◆ Source material
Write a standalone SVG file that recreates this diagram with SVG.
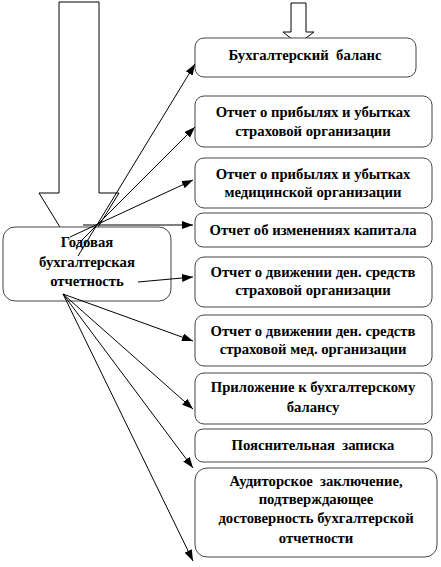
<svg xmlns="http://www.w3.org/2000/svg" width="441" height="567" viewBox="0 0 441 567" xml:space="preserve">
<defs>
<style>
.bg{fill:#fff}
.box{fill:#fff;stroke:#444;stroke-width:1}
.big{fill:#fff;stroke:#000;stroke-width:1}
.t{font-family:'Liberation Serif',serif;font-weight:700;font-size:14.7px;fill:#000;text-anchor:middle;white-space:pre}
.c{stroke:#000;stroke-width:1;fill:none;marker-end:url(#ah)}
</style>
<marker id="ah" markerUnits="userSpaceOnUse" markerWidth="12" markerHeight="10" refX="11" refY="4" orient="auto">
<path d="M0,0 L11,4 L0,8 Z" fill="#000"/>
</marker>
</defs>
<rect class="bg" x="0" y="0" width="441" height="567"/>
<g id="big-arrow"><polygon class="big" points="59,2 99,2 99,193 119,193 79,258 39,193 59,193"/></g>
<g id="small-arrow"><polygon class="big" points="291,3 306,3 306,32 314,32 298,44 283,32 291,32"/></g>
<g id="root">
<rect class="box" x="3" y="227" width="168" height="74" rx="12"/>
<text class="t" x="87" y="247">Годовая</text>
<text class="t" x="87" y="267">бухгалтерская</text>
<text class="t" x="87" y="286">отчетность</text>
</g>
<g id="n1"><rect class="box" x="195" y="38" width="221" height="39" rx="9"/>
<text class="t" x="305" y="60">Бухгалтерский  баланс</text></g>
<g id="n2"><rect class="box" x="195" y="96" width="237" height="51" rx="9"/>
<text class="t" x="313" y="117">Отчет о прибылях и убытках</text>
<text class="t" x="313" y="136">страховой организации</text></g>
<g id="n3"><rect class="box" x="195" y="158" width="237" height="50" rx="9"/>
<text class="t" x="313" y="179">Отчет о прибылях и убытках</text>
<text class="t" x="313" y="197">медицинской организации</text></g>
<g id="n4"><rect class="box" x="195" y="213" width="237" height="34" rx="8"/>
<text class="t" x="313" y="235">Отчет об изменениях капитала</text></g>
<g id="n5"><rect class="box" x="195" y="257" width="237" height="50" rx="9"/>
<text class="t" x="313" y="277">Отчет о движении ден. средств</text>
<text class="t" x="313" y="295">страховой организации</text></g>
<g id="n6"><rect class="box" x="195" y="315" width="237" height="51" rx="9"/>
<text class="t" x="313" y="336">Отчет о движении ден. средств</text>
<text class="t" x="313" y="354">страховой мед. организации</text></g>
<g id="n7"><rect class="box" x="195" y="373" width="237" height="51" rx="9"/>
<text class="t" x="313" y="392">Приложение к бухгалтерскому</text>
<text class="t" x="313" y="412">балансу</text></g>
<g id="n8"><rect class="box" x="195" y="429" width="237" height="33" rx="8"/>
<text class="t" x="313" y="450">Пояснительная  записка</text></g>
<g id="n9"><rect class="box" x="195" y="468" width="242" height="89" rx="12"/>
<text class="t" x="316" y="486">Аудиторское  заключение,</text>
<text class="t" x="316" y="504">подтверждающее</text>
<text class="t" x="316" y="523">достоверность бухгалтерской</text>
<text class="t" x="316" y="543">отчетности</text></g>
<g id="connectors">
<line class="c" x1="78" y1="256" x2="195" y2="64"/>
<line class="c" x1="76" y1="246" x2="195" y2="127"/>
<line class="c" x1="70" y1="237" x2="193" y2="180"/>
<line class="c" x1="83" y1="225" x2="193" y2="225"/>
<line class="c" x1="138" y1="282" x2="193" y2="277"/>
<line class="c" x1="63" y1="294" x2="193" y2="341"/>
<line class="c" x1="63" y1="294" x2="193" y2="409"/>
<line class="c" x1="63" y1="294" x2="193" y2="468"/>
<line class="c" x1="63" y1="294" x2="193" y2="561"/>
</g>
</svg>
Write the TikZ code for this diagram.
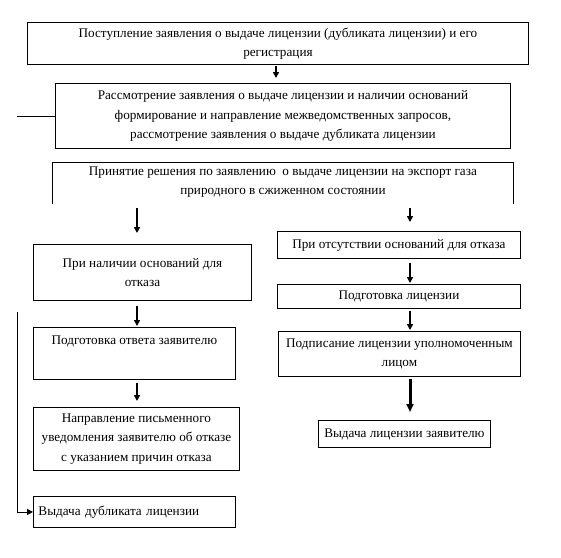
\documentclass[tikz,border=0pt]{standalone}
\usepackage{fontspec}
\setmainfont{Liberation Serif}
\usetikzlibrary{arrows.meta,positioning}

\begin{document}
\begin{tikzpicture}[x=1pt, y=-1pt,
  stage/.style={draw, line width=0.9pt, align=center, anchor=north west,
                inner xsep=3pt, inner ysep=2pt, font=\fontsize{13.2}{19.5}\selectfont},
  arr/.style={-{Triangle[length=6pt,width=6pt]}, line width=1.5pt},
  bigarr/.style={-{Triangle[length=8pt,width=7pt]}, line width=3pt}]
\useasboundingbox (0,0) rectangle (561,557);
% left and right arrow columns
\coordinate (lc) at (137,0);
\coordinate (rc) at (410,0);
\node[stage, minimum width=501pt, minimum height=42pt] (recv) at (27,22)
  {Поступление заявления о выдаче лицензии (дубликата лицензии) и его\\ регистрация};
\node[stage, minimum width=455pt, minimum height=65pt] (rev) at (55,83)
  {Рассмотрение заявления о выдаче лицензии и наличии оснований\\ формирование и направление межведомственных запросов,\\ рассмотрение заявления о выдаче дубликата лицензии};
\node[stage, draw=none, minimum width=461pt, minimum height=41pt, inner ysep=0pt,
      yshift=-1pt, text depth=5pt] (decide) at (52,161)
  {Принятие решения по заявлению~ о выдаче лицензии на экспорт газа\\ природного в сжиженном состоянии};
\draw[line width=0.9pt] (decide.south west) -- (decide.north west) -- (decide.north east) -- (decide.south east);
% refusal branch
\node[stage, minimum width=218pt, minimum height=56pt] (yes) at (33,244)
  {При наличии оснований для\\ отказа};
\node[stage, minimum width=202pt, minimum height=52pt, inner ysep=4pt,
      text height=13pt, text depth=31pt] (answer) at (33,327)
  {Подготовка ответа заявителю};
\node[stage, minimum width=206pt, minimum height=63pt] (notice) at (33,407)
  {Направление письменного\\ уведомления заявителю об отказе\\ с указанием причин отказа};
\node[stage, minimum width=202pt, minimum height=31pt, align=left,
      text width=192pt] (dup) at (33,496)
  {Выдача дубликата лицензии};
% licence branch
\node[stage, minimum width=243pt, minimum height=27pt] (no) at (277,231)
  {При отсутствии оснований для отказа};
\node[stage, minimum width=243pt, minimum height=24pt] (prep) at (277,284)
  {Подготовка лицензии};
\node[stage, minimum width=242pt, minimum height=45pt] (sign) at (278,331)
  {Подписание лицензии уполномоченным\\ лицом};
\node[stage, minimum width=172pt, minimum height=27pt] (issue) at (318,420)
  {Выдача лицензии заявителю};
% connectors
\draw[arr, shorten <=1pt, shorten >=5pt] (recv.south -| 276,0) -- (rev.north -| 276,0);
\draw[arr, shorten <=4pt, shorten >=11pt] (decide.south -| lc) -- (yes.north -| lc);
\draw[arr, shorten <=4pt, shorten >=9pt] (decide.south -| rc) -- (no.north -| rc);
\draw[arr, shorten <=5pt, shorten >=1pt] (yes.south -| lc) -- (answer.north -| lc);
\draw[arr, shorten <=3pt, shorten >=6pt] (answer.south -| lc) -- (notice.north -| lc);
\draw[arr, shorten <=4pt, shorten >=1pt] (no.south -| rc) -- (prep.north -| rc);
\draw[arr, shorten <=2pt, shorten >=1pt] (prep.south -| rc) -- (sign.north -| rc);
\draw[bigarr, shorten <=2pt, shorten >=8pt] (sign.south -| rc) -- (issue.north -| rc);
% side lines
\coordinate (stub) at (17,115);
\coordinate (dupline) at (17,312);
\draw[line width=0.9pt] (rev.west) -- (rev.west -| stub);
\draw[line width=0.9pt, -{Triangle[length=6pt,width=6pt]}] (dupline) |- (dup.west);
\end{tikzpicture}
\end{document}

◆ Written instruction
Make an exact copy of all the material, but keep the pictures out of it.

◆ Result below
Write a standalone SVG file that recreates this diagram with SVG.
<svg xmlns="http://www.w3.org/2000/svg" width="441" height="567" viewBox="0 0 441 567" xml:space="preserve">
<defs>
<style>
.bg{fill:#fff}
.box{fill:#fff;stroke:#444;stroke-width:1}
.big{fill:#fff;stroke:#000;stroke-width:1}
.t{font-family:'Liberation Serif',serif;font-weight:700;font-size:14.7px;fill:#000;text-anchor:middle;white-space:pre}
.c{stroke:#000;stroke-width:1;fill:none;marker-end:url(#ah)}
</style>
<marker id="ah" markerUnits="userSpaceOnUse" markerWidth="12" markerHeight="10" refX="11" refY="4" orient="auto">
<path d="M0,0 L11,4 L0,8 Z" fill="#000"/>
</marker>
</defs>
<rect class="bg" x="0" y="0" width="441" height="567"/>
<g id="big-arrow"><polygon class="big" points="59,2 99,2 99,193 119,193 79,258 39,193 59,193"/></g>
<g id="small-arrow"><polygon class="big" points="291,3 306,3 306,32 314,32 298,44 283,32 291,32"/></g>
<g id="root">
<rect class="box" x="3" y="227" width="168" height="74" rx="12"/>
<text class="t" x="87" y="247">Годовая</text>
<text class="t" x="87" y="267">бухгалтерская</text>
<text class="t" x="87" y="286">отчетность</text>
</g>
<g id="n1"><rect class="box" x="195" y="38" width="221" height="39" rx="9"/>
<text class="t" x="305" y="60">Бухгалтерский  баланс</text></g>
<g id="n2"><rect class="box" x="195" y="96" width="237" height="51" rx="9"/>
<text class="t" x="313" y="117">Отчет о прибылях и убытках</text>
<text class="t" x="313" y="136">страховой организации</text></g>
<g id="n3"><rect class="box" x="195" y="158" width="237" height="50" rx="9"/>
<text class="t" x="313" y="179">Отчет о прибылях и убытках</text>
<text class="t" x="313" y="197">медицинской организации</text></g>
<g id="n4"><rect class="box" x="195" y="213" width="237" height="34" rx="8"/>
<text class="t" x="313" y="235">Отчет об изменениях капитала</text></g>
<g id="n5"><rect class="box" x="195" y="257" width="237" height="50" rx="9"/>
<text class="t" x="313" y="277">Отчет о движении ден. средств</text>
<text class="t" x="313" y="295">страховой организации</text></g>
<g id="n6"><rect class="box" x="195" y="315" width="237" height="51" rx="9"/>
<text class="t" x="313" y="336">Отчет о движении ден. средств</text>
<text class="t" x="313" y="354">страховой мед. организации</text></g>
<g id="n7"><rect class="box" x="195" y="373" width="237" height="51" rx="9"/>
<text class="t" x="313" y="392">Приложение к бухгалтерскому</text>
<text class="t" x="313" y="412">балансу</text></g>
<g id="n8"><rect class="box" x="195" y="429" width="237" height="33" rx="8"/>
<text class="t" x="313" y="450">Пояснительная  записка</text></g>
<g id="n9"><rect class="box" x="195" y="468" width="242" height="89" rx="12"/>
<text class="t" x="316" y="486">Аудиторское  заключение,</text>
<text class="t" x="316" y="504">подтверждающее</text>
<text class="t" x="316" y="523">достоверность бухгалтерской</text>
<text class="t" x="316" y="543">отчетности</text></g>
<g id="connectors">
<line class="c" x1="78" y1="256" x2="195" y2="64"/>
<line class="c" x1="76" y1="246" x2="195" y2="127"/>
<line class="c" x1="70" y1="237" x2="193" y2="180"/>
<line class="c" x1="83" y1="225" x2="193" y2="225"/>
<line class="c" x1="138" y1="282" x2="193" y2="277"/>
<line class="c" x1="63" y1="294" x2="193" y2="341"/>
<line class="c" x1="63" y1="294" x2="193" y2="409"/>
<line class="c" x1="63" y1="294" x2="193" y2="468"/>
<line class="c" x1="63" y1="294" x2="193" y2="561"/>
</g>
</svg>
Write the TikZ code for this diagram.
\documentclass[tikz,border=0pt]{standalone}
\usepackage{fontspec}
\setmainfont{Liberation Serif}
\usetikzlibrary{arrows.meta,positioning}

\begin{document}
\begin{tikzpicture}[x=1pt, y=-1pt,
  stage/.style={draw, line width=0.9pt, align=center, anchor=north west,
                inner xsep=3pt, inner ysep=2pt, font=\fontsize{13.2}{19.5}\selectfont},
  arr/.style={-{Triangle[length=6pt,width=6pt]}, line width=1.5pt},
  bigarr/.style={-{Triangle[length=8pt,width=7pt]}, line width=3pt}]
\useasboundingbox (0,0) rectangle (561,557);
% left and right arrow columns
\coordinate (lc) at (137,0);
\coordinate (rc) at (410,0);
\node[stage, minimum width=501pt, minimum height=42pt] (recv) at (27,22)
  {Поступление заявления о выдаче лицензии (дубликата лицензии) и его\\ регистрация};
\node[stage, minimum width=455pt, minimum height=65pt] (rev) at (55,83)
  {Рассмотрение заявления о выдаче лицензии и наличии оснований\\ формирование и направление межведомственных запросов,\\ рассмотрение заявления о выдаче дубликата лицензии};
\node[stage, draw=none, minimum width=461pt, minimum height=41pt, inner ysep=0pt,
      yshift=-1pt, text depth=5pt] (decide) at (52,161)
  {Принятие решения по заявлению~ о выдаче лицензии на экспорт газа\\ природного в сжиженном состоянии};
\draw[line width=0.9pt] (decide.south west) -- (decide.north west) -- (decide.north east) -- (decide.south east);
% refusal branch
\node[stage, minimum width=218pt, minimum height=56pt] (yes) at (33,244)
  {При наличии оснований для\\ отказа};
\node[stage, minimum width=202pt, minimum height=52pt, inner ysep=4pt,
      text height=13pt, text depth=31pt] (answer) at (33,327)
  {Подготовка ответа заявителю};
\node[stage, minimum width=206pt, minimum height=63pt] (notice) at (33,407)
  {Направление письменного\\ уведомления заявителю об отказе\\ с указанием причин отказа};
\node[stage, minimum width=202pt, minimum height=31pt, align=left,
      text width=192pt] (dup) at (33,496)
  {Выдача дубликата лицензии};
% licence branch
\node[stage, minimum width=243pt, minimum height=27pt] (no) at (277,231)
  {При отсутствии оснований для отказа};
\node[stage, minimum width=243pt, minimum height=24pt] (prep) at (277,284)
  {Подготовка лицензии};
\node[stage, minimum width=242pt, minimum height=45pt] (sign) at (278,331)
  {Подписание лицензии уполномоченным\\ лицом};
\node[stage, minimum width=172pt, minimum height=27pt] (issue) at (318,420)
  {Выдача лицензии заявителю};
% connectors
\draw[arr, shorten <=1pt, shorten >=5pt] (recv.south -| 276,0) -- (rev.north -| 276,0);
\draw[arr, shorten <=4pt, shorten >=11pt] (decide.south -| lc) -- (yes.north -| lc);
\draw[arr, shorten <=4pt, shorten >=9pt] (decide.south -| rc) -- (no.north -| rc);
\draw[arr, shorten <=5pt, shorten >=1pt] (yes.south -| lc) -- (answer.north -| lc);
\draw[arr, shorten <=3pt, shorten >=6pt] (answer.south -| lc) -- (notice.north -| lc);
\draw[arr, shorten <=4pt, shorten >=1pt] (no.south -| rc) -- (prep.north -| rc);
\draw[arr, shorten <=2pt, shorten >=1pt] (prep.south -| rc) -- (sign.north -| rc);
\draw[bigarr, shorten <=2pt, shorten >=8pt] (sign.south -| rc) -- (issue.north -| rc);
% side lines
\coordinate (stub) at (17,115);
\coordinate (dupline) at (17,312);
\draw[line width=0.9pt] (rev.west) -- (rev.west -| stub);
\draw[line width=0.9pt, -{Triangle[length=6pt,width=6pt]}] (dupline) |- (dup.west);
\end{tikzpicture}
\end{document}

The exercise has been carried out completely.